:: What to produce ::
Reproduce exactly, with no pictures, each line from the opening of the material down through the line containing "import pandas as pd".

:: Recorded data ::
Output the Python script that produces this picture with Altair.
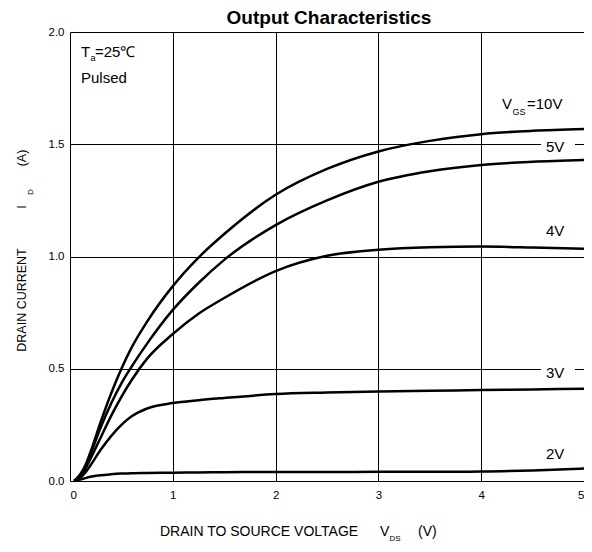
import altair as alt
import pandas as pd

# ---- data ----
vds = [0.04, 0.1, 0.15, 0.2, 0.3, 0.4, 0.5, 0.6, 0.75, 1.0, 1.25, 1.5, 2.0, 2.5, 3.0, 3.5, 4.0, 4.5, 5.0]
id_10v = [0.0, 0.03, 0.07, 0.13, 0.265, 0.39, 0.50, 0.595, 0.71, 0.868, 0.995, 1.10, 1.275, 1.39, 1.468, 1.515, 1.545, 1.56, 1.568]
id_5v = [0.0, 0.025, 0.065, 0.12, 0.24, 0.345, 0.435, 0.51, 0.612, 0.762, 0.882, 0.985, 1.14, 1.25, 1.333, 1.38, 1.408, 1.422, 1.43]
id_4v = [0.0, 0.02, 0.055, 0.10, 0.195, 0.29, 0.375, 0.45, 0.545, 0.655, 0.745, 0.815, 0.935, 1.003, 1.03, 1.041, 1.044, 1.04, 1.034]
id_3v = [0.0, 0.015, 0.038, 0.07, 0.14, 0.20, 0.25, 0.288, 0.323, 0.347, 0.36, 0.37, 0.387, 0.394, 0.399, 0.402, 0.405, 0.408, 0.411]
id_2v = [0.0, 0.006, 0.013, 0.019, 0.026, 0.030, 0.033, 0.035, 0.036, 0.037, 0.038, 0.039, 0.040, 0.040, 0.041, 0.041, 0.042, 0.047, 0.056]
series_names = ["10V", "5V", "4V", "3V", "2V"]
series_values = [id_10v, id_5v, id_4v, id_3v, id_2v]

x_ticks = [0, 1, 2, 3, 4, 5]
y_ticks = [0.0, 0.5, 1.0, 1.5, 2.0]

rows = []
for name, vals in zip(series_names, series_values):
    for xv, yv in zip(vds, vals):
        rows.append({"series": name, "vds": xv, "id": yv})
df = pd.DataFrame(rows)

FONT = "Liberation Sans"
W, H = 514, 449
OX, OY = 70, 32  # page position of plot origin


def txt(s, px, py, size=15, weight="normal", align="left", baseline="alphabetic", angle=0):
    return alt.Chart(pd.DataFrame({"t": [s]})).mark_text(
        font=FONT, fontSize=size, fontWeight=weight, align=align,
        baseline=baseline, angle=angle, color="black"
    ).encode(x=alt.value(px - OX), y=alt.value(py - OY), text="t:N")


def white_box(x1, x2, y1, y2):
    return alt.Chart(pd.DataFrame({"a": [0]})).mark_rect(color="white").encode(
        x=alt.value(x1 - OX), x2=alt.value(x2 - OX),
        y=alt.value(y1 - OY), y2=alt.value(y2 - OY))


lines = alt.Chart(df).mark_line(color="black", strokeWidth=2.5, interpolate="monotone").encode(
    x=alt.X("vds:Q", scale=alt.Scale(domain=[0, 5], nice=False),
            axis=alt.Axis(values=x_ticks, title=None, grid=True, gridColor="black", gridWidth=1,
                          gridOpacity=1, domain=False, ticks=False, labelPadding=8,
                          labelFont=FONT, labelFontSize=11.5, labelColor="black", format="d")),
    y=alt.Y("id:Q", scale=alt.Scale(domain=[0, 2], nice=False),
            axis=alt.Axis(values=y_ticks, title=None, grid=True, gridColor="black", gridWidth=1,
                          gridOpacity=1, domain=False, ticks=False, labelPadding=6,
                          labelFont=FONT, labelFontSize=11.5, labelColor="black", format=".1f")),
    detail="series:N",
)

layers = [
    white_box(541, 575, 139, 152),
    white_box(541, 575, 363, 377),
    lines,
    # title
    txt("Output Characteristics", 329, 24, size=19, weight="bold", align="center"),
    # conditions
    txt("T", 81, 57, size=15),
    txt("a", 90.5, 61, size=9),
    txt("=25℃", 95, 57, size=15),
    txt("Pulsed", 81, 83, size=15),
    # curve labels
    txt("V", 502, 109, size=15),
    txt("GS", 512.5, 115, size=9),
    txt("=10V", 527, 109, size=15),
    txt("5V", 546, 152, size=15),
    txt("4V", 546, 236, size=15),
    txt("3V", 546, 378, size=15),
    txt("2V", 546, 459, size=15),
    # x axis title
    txt("DRAIN TO SOURCE VOLTAGE", 160, 536, size=14),
    txt("V", 380, 536, size=14),
    txt("DS", 389.5, 541, size=8),
    txt("(V)", 418, 536, size=14),
    # y axis title
    txt("DRAIN CURRENT", 26, 300, size=12.5, align="center", angle=270),
    txt("I", 26, 207, size=12.5, align="center", angle=270),
    txt("D", 32.5, 192, size=8, align="center", angle=270),
    txt("(A)", 26, 158, size=12.5, align="center", angle=270),
]

chart = alt.layer(*layers).properties(
    width=W, height=H,
    autosize=alt.AutoSizeParams(type="none"),
    padding={"left": OX - 8, "top": OY - 8, "right": 0, "bottom": 63},
).configure_view(stroke="#444", strokeWidth=2).configure(background="white")

chart.save("out.html", embed_options={"renderer": "svg", "actions": False})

:: Result of this exercise ::
Output the Python script that produces this picture with Altair.
import altair as alt
import pandas as pd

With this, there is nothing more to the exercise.